--- INFORMATION SHOWN ---
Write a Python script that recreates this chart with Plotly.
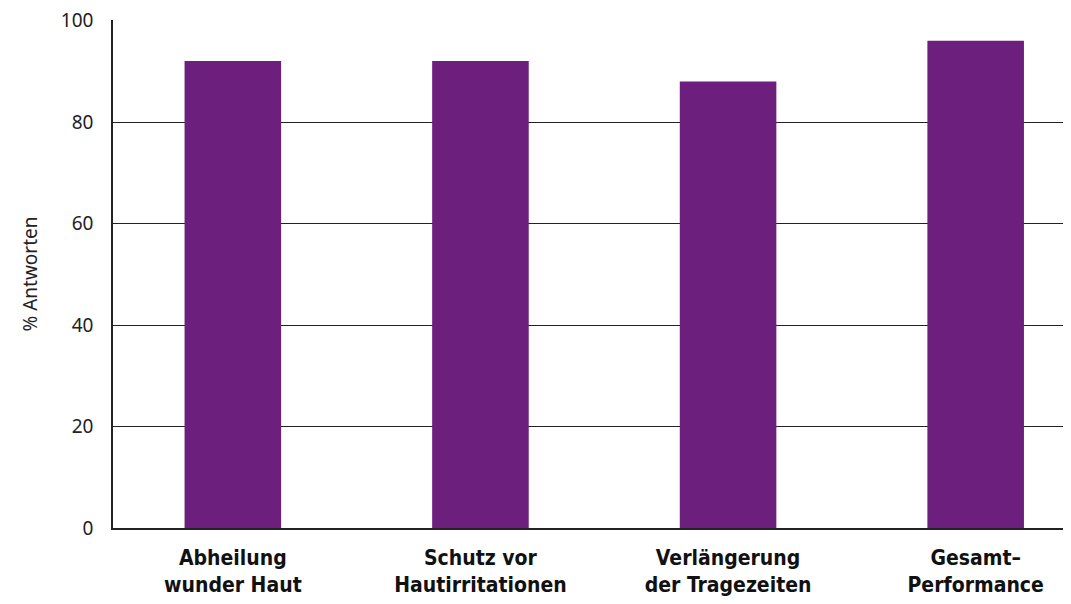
import plotly.graph_objects as go

categories = ["Abheilung<br>wunder Haut", "Schutz vor<br>Hautirritationen",
              "Verlängerung<br>der Tragezeiten", "Gesamt–<br>Performance"]
values = [92, 92, 88, 96]
y_ticks = [0, 20, 40, 60, 80, 100]

bar_color = "#6C1F7D"

fig = go.Figure(go.Bar(
    x=list(range(len(categories))), y=values,
    marker=dict(color=bar_color, line=dict(width=0)),
    width=0.39,
))

fig.update_layout(
    width=1063, height=596,
    margin=dict(l=105, r=0, t=12, b=76),
    plot_bgcolor="white", paper_bgcolor="white",
    showlegend=False,
    font=dict(family="Noto Sans, DejaVu Sans, sans-serif", color="#111111"),
)
fig.update_xaxes(
    range=[-0.484, 3.385], automargin=False,
    tickmode="array", tickvals=list(range(len(categories))), ticktext=[f"<b>{c}</b>" for c in categories],
    tickfont=dict(size=21, family="DejaVu Sans Condensed, Liberation Sans Narrow, sans-serif", color="#111111"),
    showline=True, linecolor="#222222", linewidth=1.5,
    showgrid=False, zeroline=False, ticks="", ticklabelstandoff=10,
)
fig.update_yaxes(
    range=[0, 100.1], tickvals=y_ticks, automargin=False,
    tickfont=dict(size=19, color="#222222"), ticklabeloverflow="allow",
    showline=True, linecolor="#222222", linewidth=1.5,
    showgrid=True, gridcolor="#222222", gridwidth=1.2,
    zeroline=False, ticks="", ticklabelstandoff=14,
    title=dict(text="% Antworten", font=dict(size=19, color="#222222"), standoff=18),
)

fig.write_html("out.html")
---
◆ PROMPT ◆
Transcribe all the lines above exactly, apart from the pictures.

◆ RESPONSE TO THIS EXERCISE ◆
Write a Python script that recreates this chart with Plotly.
import plotly.graph_objects as go

categories = ["Abheilung<br>wunder Haut", "Schutz vor<br>Hautirritationen",
              "Verlängerung<br>der Tragezeiten", "Gesamt–<br>Performance"]
values = [92, 92, 88, 96]
y_ticks = [0, 20, 40, 60, 80, 100]

bar_color = "#6C1F7D"

fig = go.Figure(go.Bar(
    x=list(range(len(categories))), y=values,
    marker=dict(color=bar_color, line=dict(width=0)),
    width=0.39,
))

fig.update_layout(
    width=1063, height=596,
    margin=dict(l=105, r=0, t=12, b=76),
    plot_bgcolor="white", paper_bgcolor="white",
    showlegend=False,
    font=dict(family="Noto Sans, DejaVu Sans, sans-serif", color="#111111"),
)
fig.update_xaxes(
    range=[-0.484, 3.385], automargin=False,
    tickmode="array", tickvals=list(range(len(categories))), ticktext=[f"<b>{c}</b>" for c in categories],
    tickfont=dict(size=21, family="DejaVu Sans Condensed, Liberation Sans Narrow, sans-serif", color="#111111"),
    showline=True, linecolor="#222222", linewidth=1.5,
    showgrid=False, zeroline=False, ticks="", ticklabelstandoff=10,
)
fig.update_yaxes(
    range=[0, 100.1], tickvals=y_ticks, automargin=False,
    tickfont=dict(size=19, color="#222222"), ticklabeloverflow="allow",
    showline=True, linecolor="#222222", linewidth=1.5,
    showgrid=True, gridcolor="#222222", gridwidth=1.2,
    zeroline=False, ticks="", ticklabelstandoff=14,
    title=dict(text="% Antworten", font=dict(size=19, color="#222222"), standoff=18),
)

fig.write_html("out.html")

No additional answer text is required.